In Chapter 5, we discuss in detail the similarities and differences between our approach to dependency and the one adopted in the framework of dependence logic, which has seen considerable development in recent years. We conclude that the fundamental difference lies in the fact that in dependence logic, dependency is construed as a relation between variables, while in this thesis, it is construed as a relation between questions—none other than the relation of entailment. We argue that viewing dependency as question entailment presents some important benefits: first, it allows us to recognize and handle a broader range of dependencies than those considered in dependence logic. Moreover, by uncovering dependency as a facet of entailment, the question-based approach does not only lead to a neat conceptual picture, but also allows us to handle this relation by means of familiar logical tools, both semantically and proof-theoretically.
We then turn to the setting of modal logic. In Chapter 6, we show how Kripke modalities can be generalized to the context of a logic which includes questions. As an application, this makes it possible to generalize the knowledge modality of epistemic logic to embed both statements and questions, allowing for a uniform analysis of sentences like “A knows that B is home”, “A knows whether B is home” and, in the first-order case, “A knows where B is”. Technically, our main result is a uniform axiomatization result for the inquisitive counterpart of any given canonical modal logic. Moreover, in this chapter we propose and defend a modal account of dependence statements, i.e., statements such as “whether Alice will come depends on whether she finishes her homework”. According to this account, a dependence statement can be formalized in our modal logic as a modal conditional among questions. Finally, we provide an axiomatization for the logic that arises from taking this conditional as our primitive modal operator.
In Chapter 7, we explore a richer view on modal operators, which is suggested by our enriched semantics. We replace Kripke models with inquisitive modal models, which equip each world not just with an information state—a set of successors—but with an inquisitive state, encoding both information and issues. As an application, we investigate inquisitive epistemic logic, an enrichment of epistemic logic in which we can reason about agents who do not only have certain information, but also entertain certain issues, both individually and as a group. We provide completeness results both for the basic inquisitive modal logic, and for a range of modal logics that result from imposing various interesting frame conditions. We show that, while inquisitive modalities are more expressive than standard Kripke modalities, they retain a very well-behaved mathematical theory, and they are characterized by simple logical features.

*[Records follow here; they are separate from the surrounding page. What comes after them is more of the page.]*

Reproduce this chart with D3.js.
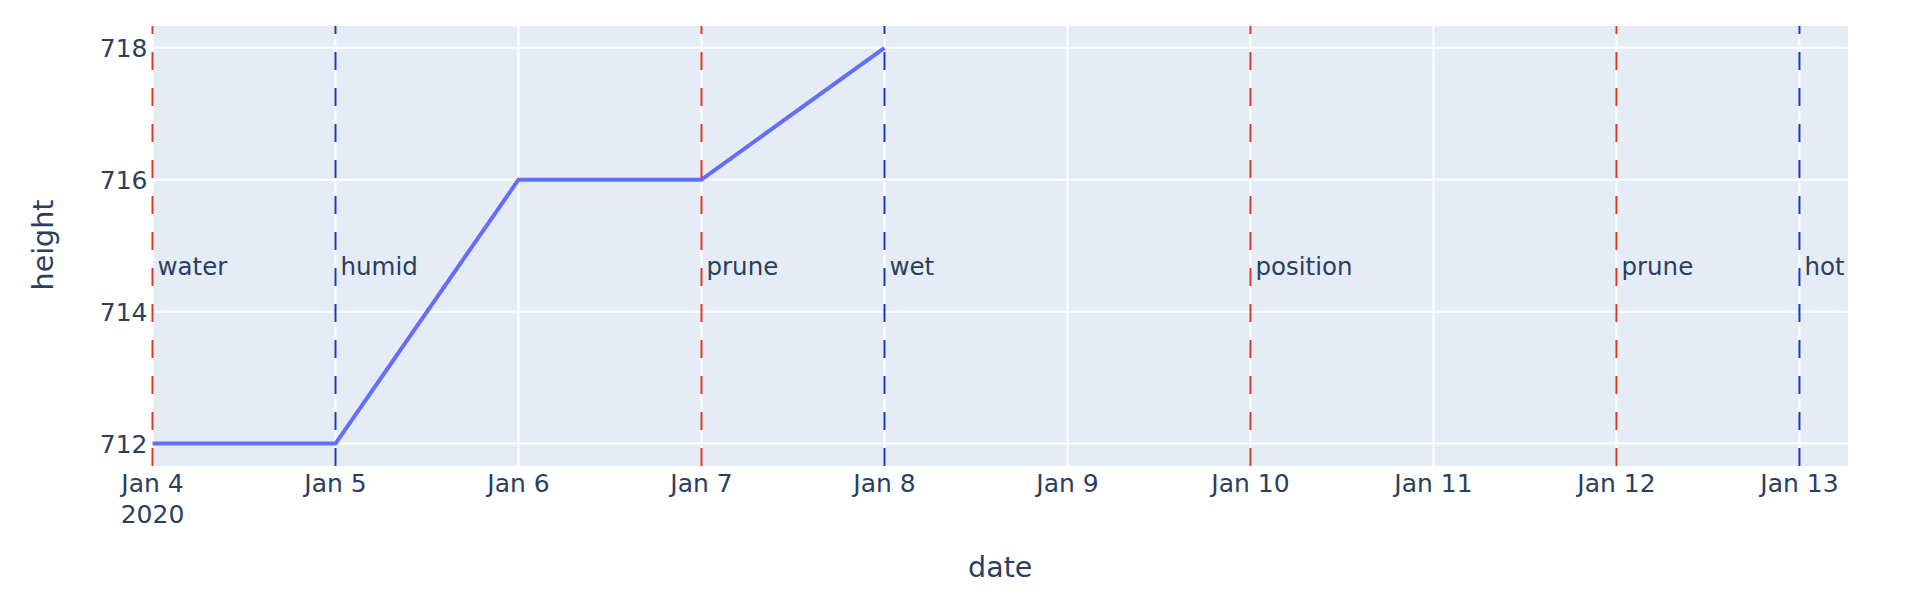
<!DOCTYPE html>
<html>
<head>
<meta charset="utf-8">
<script src="https://cdn.jsdelivr.net/npm/d3@7"></script>
<style>
  body { margin: 0; background: #fff; }
  text { font-family: "DejaVu Sans", Verdana, sans-serif; fill: #2a3f5f; }
</style>
</head>
<body>
<script>
// ==================== Data ============================
const dates   = ['2020-01-04', '2020-01-05', '2020-01-06', '2020-01-07', '2020-01-08'];
const heights = [712, 712, 716, 716, 718];

const markerDates  = ['2020-01-04', '2020-01-05', '2020-01-07', '2020-01-08', '2020-01-10', '2020-01-12', '2020-01-13'];
const markerLabels = ['water', 'humid', 'prune', 'wet', 'position', 'prune', 'hot'];
const markerGroups = ['A', 'B', 'A', 'B', 'A', 'A', 'B'];

const yTicks = [712, 714, 716, 718];

// ==================== Set up ============================
const W = 1922, H = 598;
const margin = {top: 26, right: 74, bottom: 132, left: 152.5},
      width = W - margin.left - margin.right,
      height = H - margin.top - margin.bottom;

const parseDate = d3.timeParse('%Y-%m-%d');

const data = dates.map((d, i) => ({date: parseDate(d), height: heights[i]}));
const markers = markerDates.map((d, i) => ({date: parseDate(d), label: markerLabels[i], group: markerGroups[i]}));

// x range runs a little past the last marker, like the original autorange
const xEnd = d3.timeMinute.offset(parseDate('2020-01-13'), 382);
const x = d3.scaleTime().domain([parseDate('2020-01-04'), xEnd]).range([0, width]);
const y = d3.scaleLinear().domain([711.66, 718.33]).range([height, 0]);

const groupColor = d3.scaleOrdinal().domain(['A', 'B']).range(['#d63a26', '#1537c9']);

const svg = d3.select('body').append('svg')
    .attr('width', W)
    .attr('height', H)
  .append('g')
    .attr('transform', `translate(${margin.left}, ${margin.top})`);

// plot background
svg.append('rect')
    .attr('width', width)
    .attr('height', height)
    .attr('fill', '#e5ecf6');

// ==================== Grid ============================
const xTickDates = d3.timeDay.range(parseDate('2020-01-04'), xEnd);

svg.append('g')
    .selectAll('line')
    .data(xTickDates)
    .join('line')
      .attr('x1', d => x(d)).attr('x2', d => x(d))
      .attr('y1', 0).attr('y2', height)
      .attr('stroke', '#fff')
      .attr('stroke-width', 2);

svg.append('g')
    .selectAll('line')
    .data(yTicks)
    .join('line')
      .attr('x1', 0).attr('x2', width)
      .attr('y1', d => y(d)).attr('y2', d => y(d))
      .attr('stroke', '#fff')
      .attr('stroke-width', 2);

// ==================== Line ============================
const valueline = d3.line()
    .x(d => x(d.date))
    .y(d => y(d.height));

svg.append('path')
    .datum(data)
    .attr('fill', 'none')
    .attr('stroke', '#636efa')
    .attr('stroke-width', 4)
    .attr('stroke-linejoin', 'round')
    .attr('d', valueline);

// ==================== Vertical markers ============================
// dashes start from the bottom, as plotly draws them
svg.append('g')
    .selectAll('line')
    .data(markers)
    .join('line')
      .attr('x1', d => x(d.date)).attr('x2', d => x(d.date))
      .attr('y1', height).attr('y2', 0)
      .attr('stroke', d => groupColor(d.group))
      .attr('stroke-width', 2)
      .attr('stroke-dasharray', '18,18');

svg.append('g')
    .selectAll('text')
    .data(markers)
    .join('text')
      .attr('x', d => x(d.date) + 5)
      .attr('y', 249)
      .style('font-size', '24.5px')
      .text(d => d.label);

// ==================== Axes ============================
const fmt = d3.timeFormat('%b %-d');

svg.append('g')
    .selectAll('text')
    .data(xTickDates)
    .join('text')
      .attr('x', d => x(d))
      .attr('y', height + 26)
      .attr('text-anchor', 'middle')
      .style('font-size', '25px')
      .text(d => fmt(d));

svg.append('text')
    .attr('x', x(xTickDates[0]))
    .attr('y', height + 57)
    .attr('text-anchor', 'middle')
    .style('font-size', '25px')
    .text(d3.timeFormat('%Y')(xTickDates[0]));

svg.append('g')
    .selectAll('text')
    .data(yTicks)
    .join('text')
      .attr('x', -5)
      .attr('y', d => y(d) + 9)
      .attr('text-anchor', 'end')
      .style('font-size', '25px')
      .text(d => d);

// axis titles
svg.append('text')
    .attr('x', width / 2)
    .attr('y', height + 111)
    .attr('text-anchor', 'middle')
    .style('font-size', '28.5px')
    .text('date');

svg.append('text')
    .attr('transform', `translate(${53 - margin.left}, ${245 - margin.top}) rotate(-90)`)
    .attr('text-anchor', 'middle')
    .style('font-size', '28.5px')
    .text('height');
</script>
</body>
</html>
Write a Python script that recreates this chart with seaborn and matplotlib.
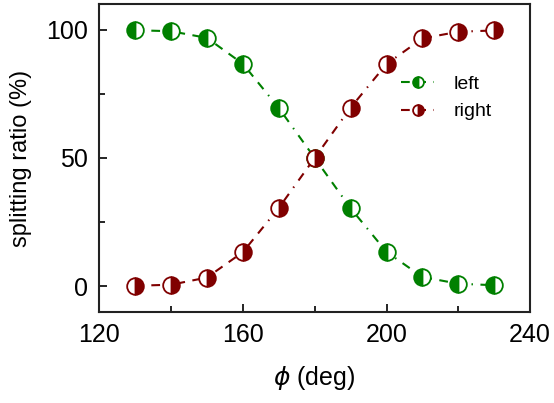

Finally, in Chapter 8 we dynamify inquisitive epistemic logic, by generalizing the standard account of public announcements in epistemic logic. The resulting logic allows us to reason about the way in which an inquisitive-epistemic situation evolves not only when new information is provided by announcing a statement, but also when a new issue is raised by asking a question. A remarkable feature of this logic is that we do not need two separate actions for announcing and asking: one action of public utterance suffices; it is the meaning of the sentence being uttered that determines whether the effect of the utterance is to provide new information, or to raise new issues. We establish a complete axiomatization of this dynamic logic by means of reduction rules that allow us to transform every formula of this logic into a formula of inquisitive epistemic logic.